В день похорон опять никто не работал. В актовом зале института был специально установлен телевизор. Благодаря Эмилю Хольцке появился телевизор и в просторном коридоре второго этажа ЦНИЛ. Шла прямая трансляция похорон. Когда гроб с телом Брежнева сорвался с лямок и упал в могилу, заведующая отделом микробиологии отчётливо охнула. В глазах этой немолодой, много пережившей женщины Фёдоров заметил слёзы. На душе стало тяжело. Видимо он слишком пристально поглядел на неё, так как она заметила этот взгляд. Переглянувшись, оба потупили взор. Падение гроба оба расценили как скверное предзнаменование. Конечно, не к лицу было заведующей отделом, доктору наук, старшему научному сотруднику и автору открытия, недавно официально признанного, показывать своё суеверие! Но, как и многие умудрённые жизнью люди, она знала, что дурные приметы слишком часто оправдываются, чтобы не считаться с этим.

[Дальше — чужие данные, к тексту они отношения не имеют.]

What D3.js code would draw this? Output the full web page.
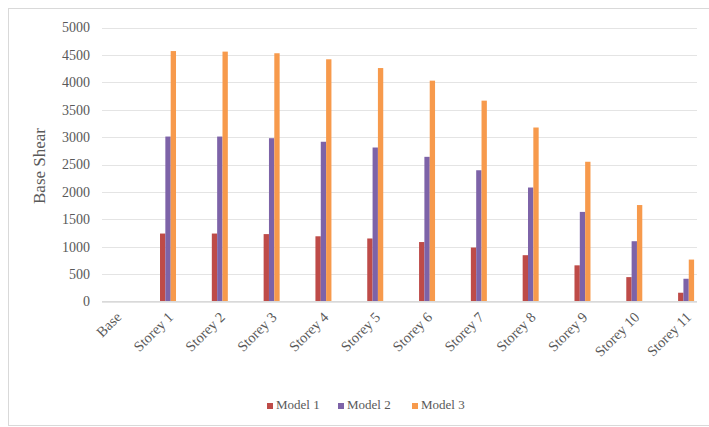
<!DOCTYPE html>
<meta charset="utf-8">
<style>
  body { margin: 0; background: #fff; }
  svg { font-family: "Liberation Serif", "DejaVu Serif", serif; }
  .grid line { stroke: #e4e4e4; stroke-width: 1px; shape-rendering: crispEdges; }
  .tick text { fill: #595959; }
</style>
<body>
<div id="chart"></div>
<script src="https://d3js.org/d3.v7.min.js"></script>
<script>
  // categories and series
  var storeys = ["Base", "Storey 1", "Storey 2", "Storey 3", "Storey 4", "Storey 5", "Storey 6",
                 "Storey 7", "Storey 8", "Storey 9", "Storey 10", "Storey 11"];
  var seriesNames = ["Model 1", "Model 2", "Model 3"];
  var model1 = [0, 1240, 1240, 1230, 1190, 1150, 1085, 985, 845, 660, 445, 160];
  var model2 = [0, 3010, 3010, 2980, 2915, 2810, 2640, 2395, 2080, 1635, 1100, 415];
  var model3 = [0, 4570, 4560, 4530, 4420, 4260, 4030, 3665, 3175, 2550, 1760, 765];
  var yTicks = [0, 500, 1000, 1500, 2000, 2500, 3000, 3500, 4000, 4500, 5000];
  var colors = ["#be4b48", "#7d63a8", "#f79a4c"];

  var W = 709, H = 427;
  var svg = d3.select("#chart").append("svg")
      .attr("width", W)
      .attr("height", H);

  // chart frame
  svg.append("rect")
      .attr("x", 8.5).attr("y", 8.5)
      .attr("width", 720).attr("height", 417)
      .attr("fill", "#fff")
      .attr("stroke", "#d9d9d9");

  var gridLeft = 102, gridRight = 697;

  var y = d3.scaleLinear().domain([0, 5000]).range([301.5, 27.5]);
  var x = d3.scaleBand().domain(storeys).range([90.3, 712]);
  var xs = d3.scaleBand().domain(seriesNames).range([x.bandwidth() / 2 - 8, x.bandwidth() / 2 + 8]);

  // gridlines
  svg.append("g").attr("class", "grid")
    .selectAll("line")
    .data(yTicks)
    .enter().append("line")
      .attr("x1", gridLeft).attr("x2", gridRight)
      .attr("y1", function(d) { return Math.round(y(d)) + 0.5; })
      .attr("y2", function(d) { return Math.round(y(d)) + 0.5; });

  // y axis labels
  var yAxis = d3.axisLeft(y).tickValues(yTicks).tickFormat(d3.format("d")).tickSize(0).tickPadding(0);
  svg.append("g")
      .attr("transform", "translate(90,0)")
      .call(yAxis)
      .call(function(g) { g.select(".domain").remove(); })
      .selectAll("text")
      .style("font-size", "14px")
      .style("font-family", "Liberation Serif, serif");

  svg.append("text")
      .attr("transform", "translate(45,166) rotate(-90)")
      .attr("text-anchor", "middle")
      .attr("fill", "#595959")
      .style("font-size", "17px")
      .text("Base Shear");

  // bars
  var rows = storeys.map(function(s, i) {
    return { storey: s, values: [model1[i], model2[i], model3[i]] };
  });

  var groups = svg.append("g").selectAll("g")
      .data(rows)
      .enter().append("g")
      .attr("transform", function(d) { return "translate(" + x(d.storey) + ",0)"; });

  groups.selectAll("rect")
      .data(function(d) { return d.values.map(function(v, k) { return { k: k, v: v }; }); })
      .enter().append("rect")
      .attr("x", function(d) { return xs(seriesNames[d.k]); })
      .attr("width", xs.bandwidth())
      .attr("y", function(d) { return y(d.v); })
      .attr("height", function(d) { return y(0) - y(d.v); })
      .attr("fill", function(d) { return colors[d.k]; });

  // x axis line
  svg.append("line")
      .attr("x1", gridLeft).attr("x2", gridRight)
      .attr("y1", 301.5).attr("y2", 301.5)
      .attr("stroke", "#d9d9d9");

  // x labels, rotated
  svg.append("g").selectAll("text")
      .data(storeys)
      .enter().append("text")
      .attr("transform", function(d) {
        return "translate(" + (x(d) + x.bandwidth() / 2 + 6) + ",318) rotate(-45)";
      })
      .attr("text-anchor", "end")
      .attr("fill", "#595959")
      .style("font-size", "14.5px")
      .text(String);

  // legend
  var legendX = [267, 338, 412];
  var legend = svg.append("g").selectAll("g")
      .data(seriesNames)
      .enter().append("g")
      .attr("transform", function(d, i) { return "translate(" + legendX[i] + ",409)"; });
  legend.append("rect")
      .attr("x", 0).attr("y", -6)
      .attr("width", 6).attr("height", 6)
      .attr("fill", function(d, i) { return colors[i]; });
  legend.append("text")
      .attr("x", 9).attr("y", 0)
      .attr("fill", "#595959")
      .style("font-size", "13px")
      .text(String);
</script>
</body>
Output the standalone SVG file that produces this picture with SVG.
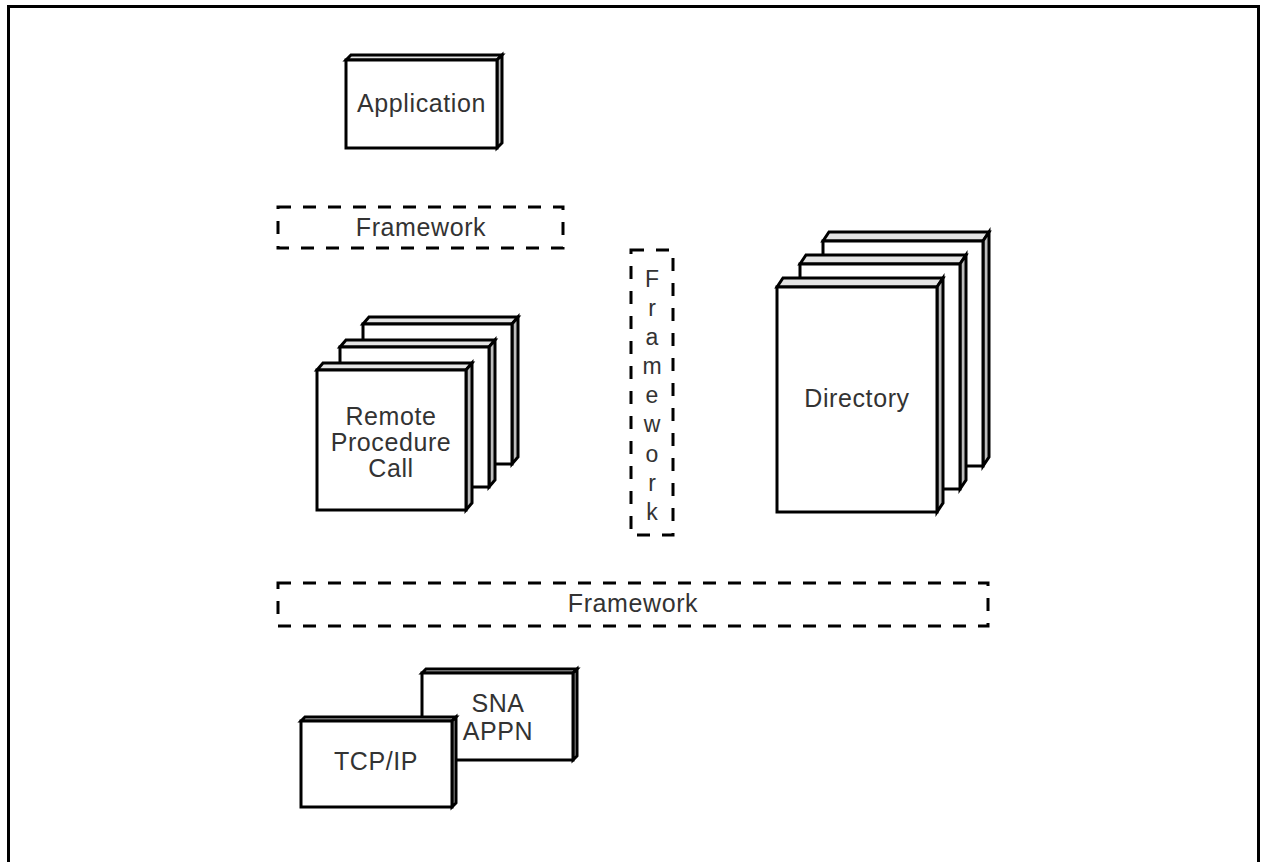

Несмотря на то, что Фёдоров был почти вдвое моложе, между ними уже давно сложилась устойчивая духовная связь. Возможно, это было связано с тем, что Фёдоров был вторым человеком в институте, который тоже подал заявку на открытие, а несколько ранее – сразу две заявки на серьёзные изобретения (одно из которых, благодаря экспертам Модль и Перель, впоследствии, в его будущем, стало широко известно в качестве "израильского способа лечения наркоманий"). Пригласив тогда в микробиологический отдел молодого учёного, она молча в течение минуты пристально вглядывалась в его лицо, а затем сказала:
– Ну, что, Алексей! Глаза у тебя хорошие: добрые и уверенные. Может быть, пробьёшься. Хотя имей в виду, мы с Михаилом Васильевичем за признание нашего открытия сражались семнадцать лет! Ну, иди к своим крысам!